Trading recommendations in a Collective Marketplace

As I mentioned in the first post on this topic, the Collective Marketplace is a little harder to define. It may look like the bloggosphere as a whole, or a group os bloggers (e.g. British Mummy Bloggers or TechCrunch) but I think the best example of a Collective Marketplace is YouTube.

At first you may think of YouTube as a Networked Marketplace, and I think there is a valuable argument for that, but I see it as far more of a Collective environment. This is because each individual YouTube user, particularly video bloggers or podcasters have far less influence on one another, from a automated position (i.e. If I comment on a YouTube video, or share it on another platform, that doesn't necessarily become visible to a network of my peers, unlike in Facebook or Twitter).

This means that the power of a recommendation within a collective marketplace often has it's greatest value when it is shared proactively by another member of the collective or by someone sharing that recommendation into a network like Twitter, Linkedin or Facebook.

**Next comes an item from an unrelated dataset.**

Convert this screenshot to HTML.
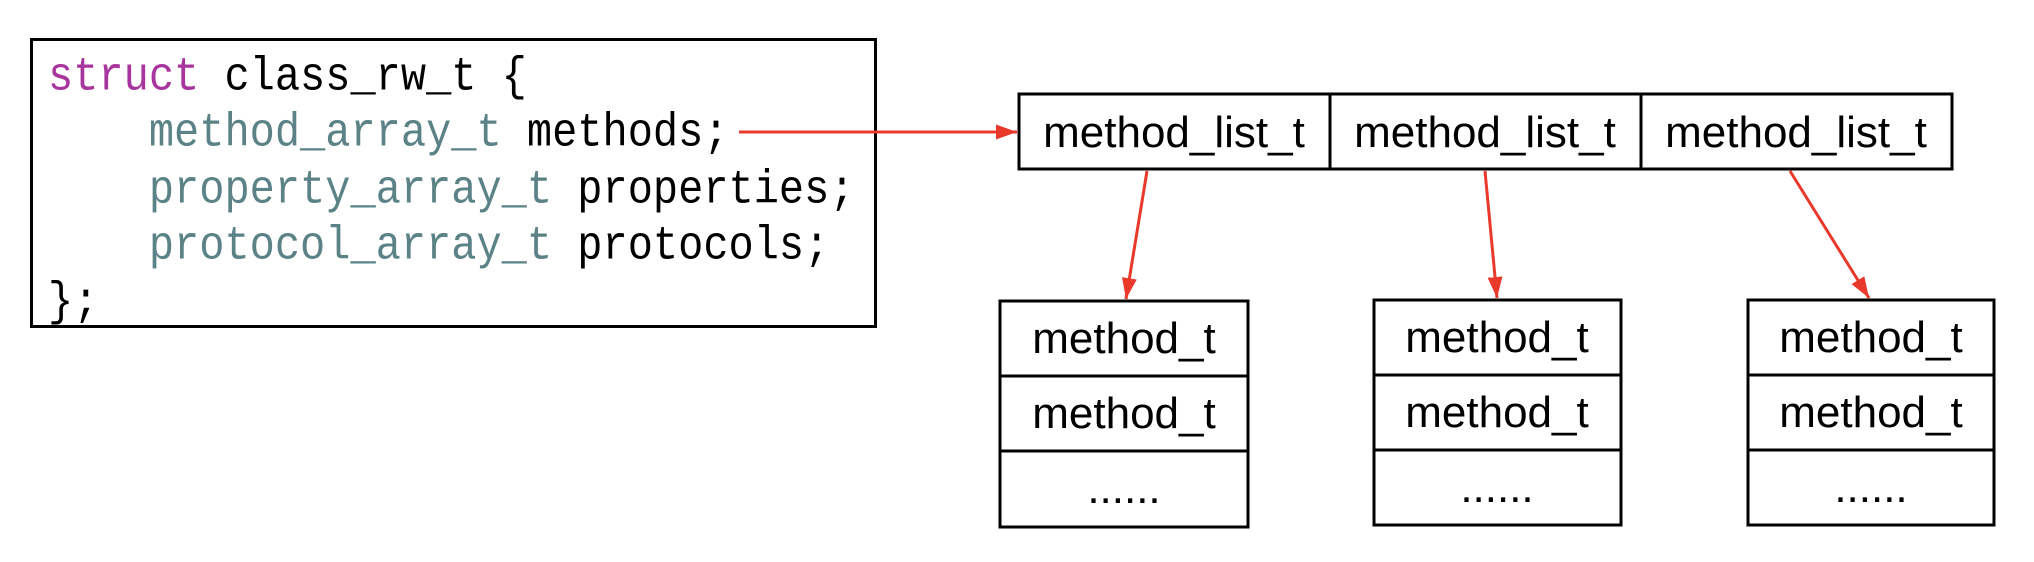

The recent trend in "Haul Videos", where teenagers (girls for the most part) talk their YouTube fans through their latest shopping purstuis is a great example of how a recommendation in the collective marketplace can really drive attention towards a brand. As you can see from the video below from meganheartsmakeup on YouTube (which at time of writing has had over 112,000 views) shows how a recommendation in a collective marketplace has a far deeper level of engagement, and requires more from the person giving the recommendation.

Haul Videos and similarly UnBoxing Videos, product reviews on Amazon or hotel reviews on Trip Advisor are all examples of how a recommendation in the collective marketplace can provide a far more substantial, and more deeply engaged recommendation, that then has the power to spread back into the networked marketplace.

Over to you...

Is you brand facilitating recommendation in collective or networked marketplaces/ if so how?

Is there more value in a recommendation from a collective marketplace or is volume in the networked marketplace more important?